Charts and diagrams as code
###

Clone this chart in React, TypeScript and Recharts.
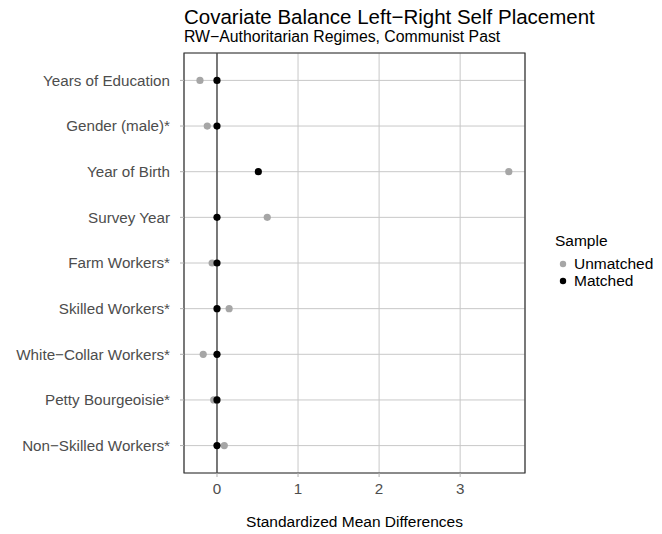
import React from 'react';
import {
  ScatterChart, Scatter, XAxis, YAxis, CartesianGrid, ReferenceLine, ReferenceArea,
} from 'recharts';

const categories = [
  'Years of Education',
  'Gender (male)*',
  'Year of Birth',
  'Survey Year',
  'Farm Workers*',
  'Skilled Workers*',
  'White\u2212Collar Workers*',
  'Petty Bourgeoisie*',
  'Non\u2212Skilled Workers*',
];
const unmatchedValues = [-0.21, -0.12, 3.6, 0.62, -0.06, 0.15, -0.17, -0.04, 0.09];
const matchedValues = [0.0, 0.0, 0.51, 0.0, 0.0, 0.0, 0.0, 0.0, 0.0];
const xTicks = [0, 1, 2, 3];
const seriesNames = ['Unmatched', 'Matched'];

const FONT = '"Liberation Sans", Arial, Helvetica, sans-serif';
const GRAY_PT = '#a6a6a6';
const seriesColors = [GRAY_PT, '#000'];

const unmatchedData = categories.map((c, i) => ({ name: c, x: unmatchedValues[i], y: i + 1 }));
const matchedData = categories.map((c, i) => ({ name: c, x: matchedValues[i], y: i + 1 }));
const yTicks = categories.map((_, i) => i + 1);

const Dot = (color: string) => (props: any) => (
  <circle cx={props.cx} cy={props.cy} r={3.6} fill={color} />
);

const LegendBox = () => (
  <div style={{ position: 'absolute', left: 555, top: 232, fontFamily: FONT, color: '#000' }}>
    <div style={{ fontSize: 15.5, lineHeight: '18px', marginBottom: 5 }}>Sample</div>
    {seriesNames.map((n, i) => (
      <div key={n} style={{ display: 'flex', alignItems: 'center', height: 17, lineHeight: '17px', fontSize: 15.5, color: '#000', whiteSpace: 'nowrap' }}>
        <svg width={16} height={16} style={{ display: 'block' }}>
          <circle cx={8} cy={8} r={3.2} fill={seriesColors[i]} />
        </svg>
        <span style={{ marginLeft: 3 }}>{n}</span>
      </div>
    ))}
  </div>
);

export default function App() {
  return (
    <div style={{ position: 'absolute', left: 0, top: 0, width: 662, height: 534, background: '#fff', overflow: 'hidden' }}>
      <div style={{ position: 'absolute', left: 184, top: 5, fontFamily: FONT, fontSize: 20.5, color: '#000', whiteSpace: 'nowrap', lineHeight: '24px' }}>
        Covariate Balance Left{'\u2212'}Right Self Placement
      </div>
      <div style={{ position: 'absolute', left: 184, top: 28, fontFamily: FONT, fontSize: 15.8, color: '#000', whiteSpace: 'nowrap', lineHeight: '18px' }}>
        RW{'\u2212'}Authoritarian Regimes, Communist Past
      </div>
      <div style={{ position: 'absolute', left: 184, width: 341, top: 513, textAlign: 'center', fontFamily: FONT, fontSize: 15.5, color: '#000', lineHeight: '18px' }}>
        Standardized Mean Differences
      </div>
      <ScatterChart
        width={662}
        height={534}
        margin={{ top: 53, right: 137, bottom: 0, left: 0 }}
        style={{ fontFamily: FONT }}
      >
        <CartesianGrid stroke="#c8c8c8" strokeWidth={1} />
        <XAxis
          type="number"
          dataKey="x"
          domain={[-0.407, 3.8]}
          ticks={xTicks}
          allowDataOverflow
          height={61}
          axisLine={false}
          tickSize={4}
          tickMargin={6}
          tickLine={{ stroke: '#b0b0b0' }}
          tick={{ fill: '#4d4d4d', fontSize: 15.2, fontFamily: FONT }}
        />
        <YAxis
          type="number"
          dataKey="y"
          domain={[0.4, 9.6]}
          reversed
          ticks={yTicks}
          allowDataOverflow
          width={184}
          axisLine={false}
          tickSize={4}
          tickMargin={10}
          tickLine={{ stroke: '#b0b0b0' }}
          tickFormatter={(v: number) => categories[v - 1] ?? ''}
          tick={{ fill: '#4d4d4d', fontSize: 15.2, fontFamily: FONT }}
        />
        <ReferenceLine x={0} stroke="#4a4a4a" strokeWidth={1.4} />
        <Scatter name={seriesNames[0]} data={unmatchedData} fill={GRAY_PT} shape={Dot(GRAY_PT)} isAnimationActive={false} />
        <Scatter name={seriesNames[1]} data={matchedData} fill="#000" shape={Dot('#000')} isAnimationActive={false} />
        <ReferenceArea x1={-0.407} x2={3.8} y1={0.4} y2={9.6} fill="none" stroke="#333" strokeWidth={1.2} ifOverflow="visible" />
      </ScatterChart>
      <LegendBox />
    </div>
  );
}
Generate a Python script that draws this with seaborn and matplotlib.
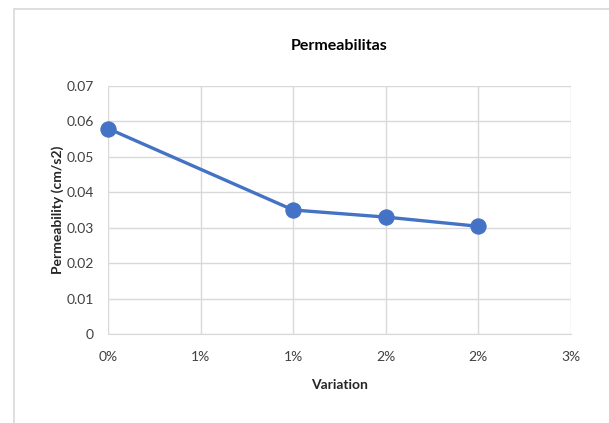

###

__REQUIREMENT__: Write the entries above out again exactly, but not the pictures.

__SOLVED EXERCISE__:
Clone this chart in React, TypeScript and Recharts.
import React from 'react';
import {
  ScatterChart, Scatter, XAxis, YAxis, CartesianGrid, ReferenceLine, ReferenceArea,
} from 'recharts';

const categories = [
  'Years of Education',
  'Gender (male)*',
  'Year of Birth',
  'Survey Year',
  'Farm Workers*',
  'Skilled Workers*',
  'White\u2212Collar Workers*',
  'Petty Bourgeoisie*',
  'Non\u2212Skilled Workers*',
];
const unmatchedValues = [-0.21, -0.12, 3.6, 0.62, -0.06, 0.15, -0.17, -0.04, 0.09];
const matchedValues = [0.0, 0.0, 0.51, 0.0, 0.0, 0.0, 0.0, 0.0, 0.0];
const xTicks = [0, 1, 2, 3];
const seriesNames = ['Unmatched', 'Matched'];

const FONT = '"Liberation Sans", Arial, Helvetica, sans-serif';
const GRAY_PT = '#a6a6a6';
const seriesColors = [GRAY_PT, '#000'];

const unmatchedData = categories.map((c, i) => ({ name: c, x: unmatchedValues[i], y: i + 1 }));
const matchedData = categories.map((c, i) => ({ name: c, x: matchedValues[i], y: i + 1 }));
const yTicks = categories.map((_, i) => i + 1);

const Dot = (color: string) => (props: any) => (
  <circle cx={props.cx} cy={props.cy} r={3.6} fill={color} />
);

const LegendBox = () => (
  <div style={{ position: 'absolute', left: 555, top: 232, fontFamily: FONT, color: '#000' }}>
    <div style={{ fontSize: 15.5, lineHeight: '18px', marginBottom: 5 }}>Sample</div>
    {seriesNames.map((n, i) => (
      <div key={n} style={{ display: 'flex', alignItems: 'center', height: 17, lineHeight: '17px', fontSize: 15.5, color: '#000', whiteSpace: 'nowrap' }}>
        <svg width={16} height={16} style={{ display: 'block' }}>
          <circle cx={8} cy={8} r={3.2} fill={seriesColors[i]} />
        </svg>
        <span style={{ marginLeft: 3 }}>{n}</span>
      </div>
    ))}
  </div>
);

export default function App() {
  return (
    <div style={{ position: 'absolute', left: 0, top: 0, width: 662, height: 534, background: '#fff', overflow: 'hidden' }}>
      <div style={{ position: 'absolute', left: 184, top: 5, fontFamily: FONT, fontSize: 20.5, color: '#000', whiteSpace: 'nowrap', lineHeight: '24px' }}>
        Covariate Balance Left{'\u2212'}Right Self Placement
      </div>
      <div style={{ position: 'absolute', left: 184, top: 28, fontFamily: FONT, fontSize: 15.8, color: '#000', whiteSpace: 'nowrap', lineHeight: '18px' }}>
        RW{'\u2212'}Authoritarian Regimes, Communist Past
      </div>
      <div style={{ position: 'absolute', left: 184, width: 341, top: 513, textAlign: 'center', fontFamily: FONT, fontSize: 15.5, color: '#000', lineHeight: '18px' }}>
        Standardized Mean Differences
      </div>
      <ScatterChart
        width={662}
        height={534}
        margin={{ top: 53, right: 137, bottom: 0, left: 0 }}
        style={{ fontFamily: FONT }}
      >
        <CartesianGrid stroke="#c8c8c8" strokeWidth={1} />
        <XAxis
          type="number"
          dataKey="x"
          domain={[-0.407, 3.8]}
          ticks={xTicks}
          allowDataOverflow
          height={61}
          axisLine={false}
          tickSize={4}
          tickMargin={6}
          tickLine={{ stroke: '#b0b0b0' }}
          tick={{ fill: '#4d4d4d', fontSize: 15.2, fontFamily: FONT }}
        />
        <YAxis
          type="number"
          dataKey="y"
          domain={[0.4, 9.6]}
          reversed
          ticks={yTicks}
          allowDataOverflow
          width={184}
          axisLine={false}
          tickSize={4}
          tickMargin={10}
          tickLine={{ stroke: '#b0b0b0' }}
          tickFormatter={(v: number) => categories[v - 1] ?? ''}
          tick={{ fill: '#4d4d4d', fontSize: 15.2, fontFamily: FONT }}
        />
        <ReferenceLine x={0} stroke="#4a4a4a" strokeWidth={1.4} />
        <Scatter name={seriesNames[0]} data={unmatchedData} fill={GRAY_PT} shape={Dot(GRAY_PT)} isAnimationActive={false} />
        <Scatter name={seriesNames[1]} data={matchedData} fill="#000" shape={Dot('#000')} isAnimationActive={false} />
        <ReferenceArea x1={-0.407} x2={3.8} y1={0.4} y2={9.6} fill="none" stroke="#333" strokeWidth={1.2} ifOverflow="visible" />
      </ScatterChart>
      <LegendBox />
    </div>
  );
}
Generate a Python script that draws this with seaborn and matplotlib.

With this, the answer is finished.